TASK DATA:
··········

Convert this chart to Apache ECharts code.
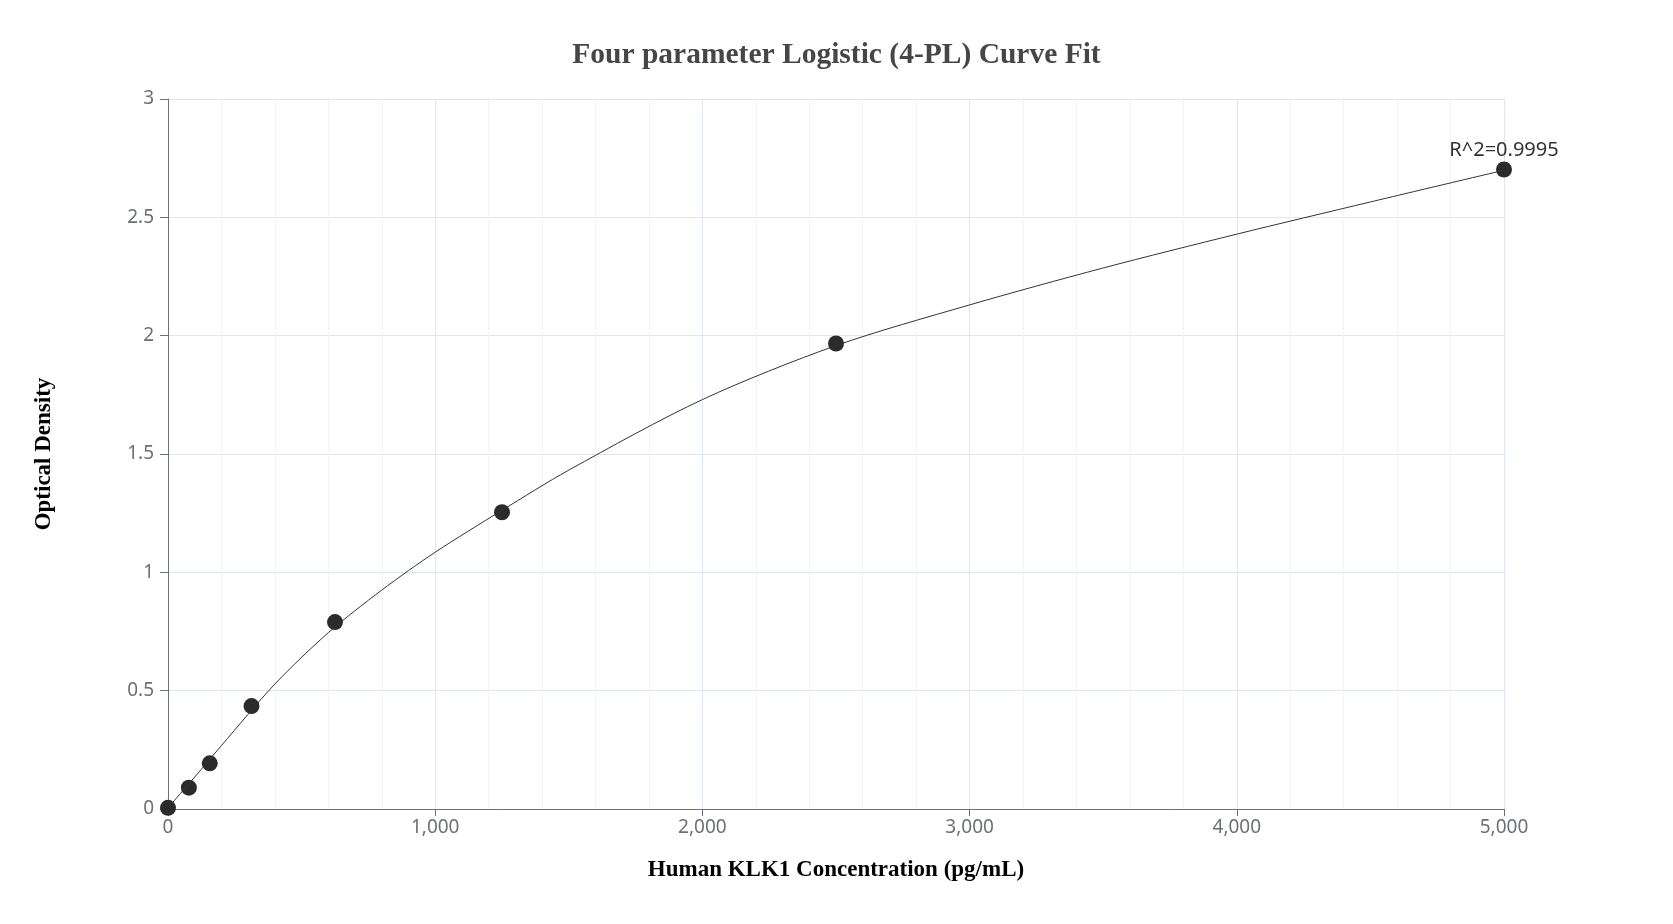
<!DOCTYPE html>
<html>
<head>
<meta charset="utf-8">
<title>4-PL Curve Fit</title>
<script src="https://cdn.jsdelivr.net/npm/echarts@6/dist/echarts.min.js"></script>
<style>
  html, body { margin: 0; padding: 0; background: #fff; }
  #chart { width: 1673px; height: 924px; }
</style>
</head>
<body>
<div id="chart"></div>
<script>
const concentrations = [0, 78.125, 156.25, 312.5, 625, 1250, 2500, 5000];
const odValues = [0.005, 0.09, 0.193, 0.435, 0.79, 1.254, 1.967, 2.702];

// fitted 4-PL curve at these concentrations
const curveX = [0, 100, 200, 400, 600, 800, 1000, 1250, 1500, 2000, 2500, 3000, 3500, 4000, 4500, 5000];
const curveY = [0.005, 0.135, 0.268, 0.528, 0.745, 0.925, 1.085, 1.262, 1.432, 1.73, 1.958, 2.13, 2.286, 2.429, 2.565, 2.699];

const fitLabel = 'R^2=0.9995';

const xTicks = { min: 0, max: 5000, step: 1000 };
const yTicks = { min: 0, max: 3, step: 0.5 };

const points = concentrations.map((c, i) => [c, odValues[i]]);
const curve = curveX.map((c, i) => [c, curveY[i]]);

const chart = echarts.init(document.getElementById('chart'));

const axisGrey = '#6E7079';
const tickFont = 'Noto Sans';

chart.setOption({
    animation: false,
    title: {
        text: 'Four parameter Logistic (4-PL) Curve Fit',
        left: 'center',
        top: 35,
        textStyle: {
            fontFamily: 'Liberation Serif',
            fontWeight: 'bold',
            fontSize: 29.5,
            color: '#464646'
        }
    },
    grid: { left: 168, right: 169, top: 99, bottom: 115 },
    xAxis: {
        type: 'value',
        min: xTicks.min,
        max: xTicks.max,
        interval: xTicks.step,
        name: 'Human KLK1 Concentration (pg/mL)',
        nameLocation: 'middle',
        nameGap: 50,
        nameTextStyle: {
            fontFamily: 'Liberation Serif',
            fontWeight: 'bold',
            fontSize: 23,
            color: '#000'
        },
        axisLine: { show: true, lineStyle: { color: axisGrey } },
        axisTick: { show: true, length: 7, lineStyle: { color: axisGrey } },
        axisLabel: { color: axisGrey, fontSize: 19, fontFamily: tickFont, margin: 9 },
        splitLine: { show: true, lineStyle: { color: '#E0E6F1' } },
        minorSplitLine: { show: true, lineStyle: { color: '#F2F4F9' } }
    },
    yAxis: {
        type: 'value',
        min: yTicks.min,
        max: yTicks.max,
        interval: yTicks.step,
        name: 'Optical Density',
        nameLocation: 'middle',
        nameGap: 112,
        nameTextStyle: {
            fontFamily: 'Liberation Serif',
            fontWeight: 'bold',
            fontSize: 23,
            color: '#000'
        },
        axisLine: { show: true, lineStyle: { color: axisGrey } },
        axisTick: { show: true, length: 8, lineStyle: { color: axisGrey } },
        axisLabel: { color: axisGrey, fontSize: 19, fontFamily: tickFont, margin: 14 },
        splitLine: { show: true, lineStyle: { color: '#E0E6F1' } }
    },
    series: [
        {
            // fit curve
            type: 'line',
            data: curve,
            smooth: 0.3,
            showSymbol: false,
            lineStyle: { color: '#333', width: 1 },
            z: 3
        },
        {
            type: 'scatter',
            data: points,
            symbolSize: 16,
            itemStyle: { color: '#2b2b2b', opacity: 1 },
            label: {
                show: true,
                position: 'top',
                distance: 1,
                color: '#333',
                fontFamily: tickFont,
                fontSize: 20,
                formatter: p => (p.dataIndex === points.length - 1 ? fitLabel : '')
            },
            z: 2
        }
    ]
});
</script>
</body>
</html>
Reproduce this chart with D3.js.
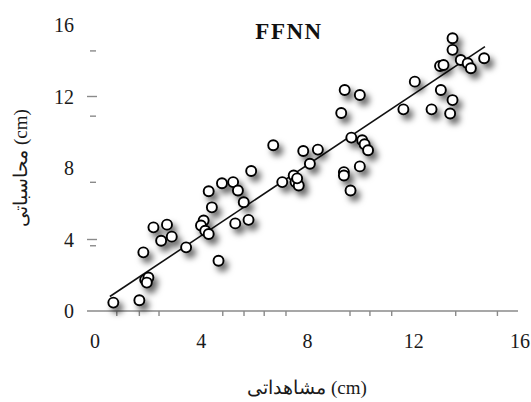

··········

WHAT YOU SHOULD DO: Restate exactly, please, only the lines between the start of the data and the line containing "const tickFont = 'Noto Sans';", both ends included, skipping the pictures.

RESPONSE:
Convert this chart to Apache ECharts code.
<!DOCTYPE html>
<html>
<head>
<meta charset="utf-8">
<title>4-PL Curve Fit</title>
<script src="https://cdn.jsdelivr.net/npm/echarts@6/dist/echarts.min.js"></script>
<style>
  html, body { margin: 0; padding: 0; background: #fff; }
  #chart { width: 1673px; height: 924px; }
</style>
</head>
<body>
<div id="chart"></div>
<script>
const concentrations = [0, 78.125, 156.25, 312.5, 625, 1250, 2500, 5000];
const odValues = [0.005, 0.09, 0.193, 0.435, 0.79, 1.254, 1.967, 2.702];

// fitted 4-PL curve at these concentrations
const curveX = [0, 100, 200, 400, 600, 800, 1000, 1250, 1500, 2000, 2500, 3000, 3500, 4000, 4500, 5000];
const curveY = [0.005, 0.135, 0.268, 0.528, 0.745, 0.925, 1.085, 1.262, 1.432, 1.73, 1.958, 2.13, 2.286, 2.429, 2.565, 2.699];

const fitLabel = 'R^2=0.9995';

const xTicks = { min: 0, max: 5000, step: 1000 };
const yTicks = { min: 0, max: 3, step: 0.5 };

const points = concentrations.map((c, i) => [c, odValues[i]]);
const curve = curveX.map((c, i) => [c, curveY[i]]);

const chart = echarts.init(document.getElementById('chart'));

const axisGrey = '#6E7079';
const tickFont = 'Noto Sans';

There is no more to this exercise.